Leave out the pictures and copy everything else below exactly.

• DATA BLOCK:
>> start

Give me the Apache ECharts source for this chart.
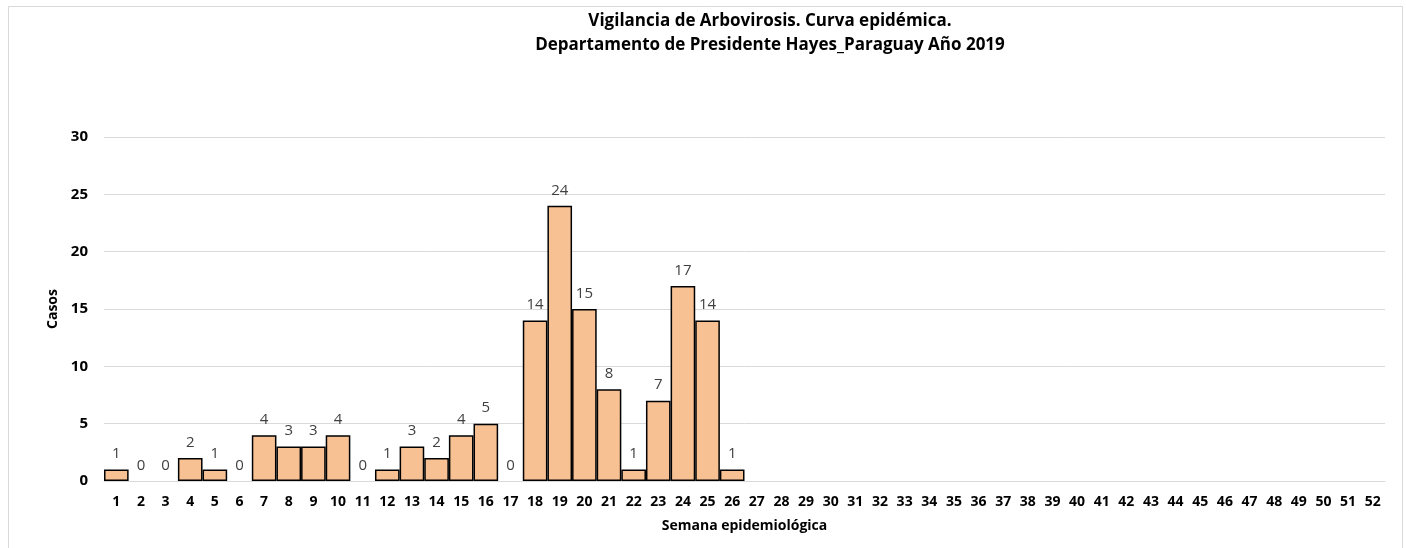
<!DOCTYPE html>
<html>
<head>
<meta charset="utf-8">
<script src="https://cdn.jsdelivr.net/npm/echarts@6/dist/echarts.min.js"></script>
<style>
	html, body { margin: 0; padding: 0; background: #fff; }
	#chart { width: 1406px; height: 548px; }
</style>
</head>
<body>
<div id="chart"></div>
<script>
// semanas epidemiologicas 1..52
let semanas = []
for (let i = 1; i <= 52; i++)
	semanas.push(String(i))

// casos por semana (solo hay datos hasta la semana 26)
let casos = [1, 0, 0, 2, 1, 0, 4, 3, 3, 4, 0, 1, 3, 2, 4, 5, 0, 14, 24, 15, 8, 1, 7, 17, 14, 1]

let yTicks = [0, 5, 10, 15, 20, 25, 30]

let titulo = "Vigilancia de Arbovirosis. Curva epidémica.\nDepartamento de Presidente Hayes_Paraguay Año 2019"

let fuente = "'Open Sans', 'Noto Sans', sans-serif"

// las barras en cero no llevan borde (solo la etiqueta "0")
let serie = semanas.map((s, i) => {
	if (i >= casos.length)
		return null
	if (casos[i] === 0)
		return {value: 0, itemStyle: {borderWidth: 0}}
	return casos[i]
})

let chart = echarts.init(document.getElementById("chart"))
let option = {
	animation: false,
	backgroundColor: "#fff",
	title: {
		text: titulo,
		left: 765,
		textAlign: "center",
		top: 4,
		textStyle: {
			fontFamily: fuente,
			fontSize: 17,
			fontWeight: "bold",
			color: "#000",
			lineHeight: 24
		}
	},
	graphic: [{
		type: "rect",
		shape: {x: 8.5, y: 6.5, width: 1394, height: 560},
		style: {fill: "none", stroke: "#d9d9d9", lineWidth: 1},
		silent: true
	}],
	grid: {
		left: 104,
		right: 21,
		top: 137,
		bottom: 67
	},
	xAxis: {
		type: "category",
		data: semanas,
		name: "Semana epidemiológica",
		nameLocation: "middle",
		nameGap: 38,
		nameTextStyle: {
			fontFamily: fuente,
			fontSize: 14,
			fontWeight: "bold",
			color: "#000"
		},
		axisTick: {show: false},
		axisLine: {lineStyle: {color: "#d9d9d9"}},
		axisLabel: {
			interval: 0,
			margin: 14,
			fontFamily: fuente,
			fontSize: 14,
			fontWeight: "bold",
			color: "#000"
		}
	},
	yAxis: {
		type: "value",
		min: yTicks[0],
		max: yTicks[yTicks.length - 1],
		interval: 5,
		name: "Casos",
		nameLocation: "middle",
		nameGap: 38,
		nameRotate: 90,
		nameTextStyle: {
			fontFamily: fuente,
			fontSize: 14,
			fontWeight: "bold",
			color: "#000"
		},
		axisLine: {show: false},
		axisTick: {show: false},
		splitLine: {lineStyle: {color: "#d9d9d9"}},
		axisLabel: {
			margin: 16,
			fontFamily: fuente,
			fontSize: 15,
			fontWeight: "bold",
			color: "#000"
		}
	},
	series: [{
		name: "Casos",
		type: "bar",
		data: serie,
		barCategoryGap: "0%",
		itemStyle: {
			color: "#f8c193",
			borderColor: "#000",
			borderWidth: 1.5
		},
		label: {
			show: true,
			position: "top",
			distance: 8,
			fontFamily: fuente,
			fontSize: 15,
			color: "#404040",
			formatter: p => p.value == null ? "" : p.value
		}
	}]
}
chart.setOption(option)
window.onresize = chart.resize
</script>
</body>
</html>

>> end

• SOLUTION BELOW:
Give me the Apache ECharts source for this chart.
<!DOCTYPE html>
<html>
<head>
<meta charset="utf-8">
<script src="https://cdn.jsdelivr.net/npm/echarts@6/dist/echarts.min.js"></script>
<style>
	html, body { margin: 0; padding: 0; background: #fff; }
	#chart { width: 1406px; height: 548px; }
</style>
</head>
<body>
<div id="chart"></div>
<script>
// semanas epidemiologicas 1..52
let semanas = []
for (let i = 1; i <= 52; i++)
	semanas.push(String(i))

// casos por semana (solo hay datos hasta la semana 26)
let casos = [1, 0, 0, 2, 1, 0, 4, 3, 3, 4, 0, 1, 3, 2, 4, 5, 0, 14, 24, 15, 8, 1, 7, 17, 14, 1]

let yTicks = [0, 5, 10, 15, 20, 25, 30]

let titulo = "Vigilancia de Arbovirosis. Curva epidémica.\nDepartamento de Presidente Hayes_Paraguay Año 2019"

let fuente = "'Open Sans', 'Noto Sans', sans-serif"

// las barras en cero no llevan borde (solo la etiqueta "0")
let serie = semanas.map((s, i) => {
	if (i >= casos.length)
		return null
	if (casos[i] === 0)
		return {value: 0, itemStyle: {borderWidth: 0}}
	return casos[i]
})

let chart = echarts.init(document.getElementById("chart"))
let option = {
	animation: false,
	backgroundColor: "#fff",
	title: {
		text: titulo,
		left: 765,
		textAlign: "center",
		top: 4,
		textStyle: {
			fontFamily: fuente,
			fontSize: 17,
			fontWeight: "bold",
			color: "#000",
			lineHeight: 24
		}
	},
	graphic: [{
		type: "rect",
		shape: {x: 8.5, y: 6.5, width: 1394, height: 560},
		style: {fill: "none", stroke: "#d9d9d9", lineWidth: 1},
		silent: true
	}],
	grid: {
		left: 104,
		right: 21,
		top: 137,
		bottom: 67
	},
	xAxis: {
		type: "category",
		data: semanas,
		name: "Semana epidemiológica",
		nameLocation: "middle",
		nameGap: 38,
		nameTextStyle: {
			fontFamily: fuente,
			fontSize: 14,
			fontWeight: "bold",
			color: "#000"
		},
		axisTick: {show: false},
		axisLine: {lineStyle: {color: "#d9d9d9"}},
		axisLabel: {
			interval: 0,
			margin: 14,
			fontFamily: fuente,
			fontSize: 14,
			fontWeight: "bold",
			color: "#000"
		}
	},
	yAxis: {
		type: "value",
		min: yTicks[0],
		max: yTicks[yTicks.length - 1],
		interval: 5,
		name: "Casos",
		nameLocation: "middle",
		nameGap: 38,
		nameRotate: 90,
		nameTextStyle: {
			fontFamily: fuente,
			fontSize: 14,
			fontWeight: "bold",
			color: "#000"
		},
		axisLine: {show: false},
		axisTick: {show: false},
		splitLine: {lineStyle: {color: "#d9d9d9"}},
		axisLabel: {
			margin: 16,
			fontFamily: fuente,
			fontSize: 15,
			fontWeight: "bold",
			color: "#000"
		}
	},
	series: [{
		name: "Casos",
		type: "bar",
		data: serie,
		barCategoryGap: "0%",
		itemStyle: {
			color: "#f8c193",
			borderColor: "#000",
			borderWidth: 1.5
		},
		label: {
			show: true,
			position: "top",
			distance: 8,
			fontFamily: fuente,
			fontSize: 15,
			color: "#404040",
			formatter: p => p.value == null ? "" : p.value
		}
	}]
}
chart.setOption(option)
window.onresize = chart.resize
</script>
</body>
</html>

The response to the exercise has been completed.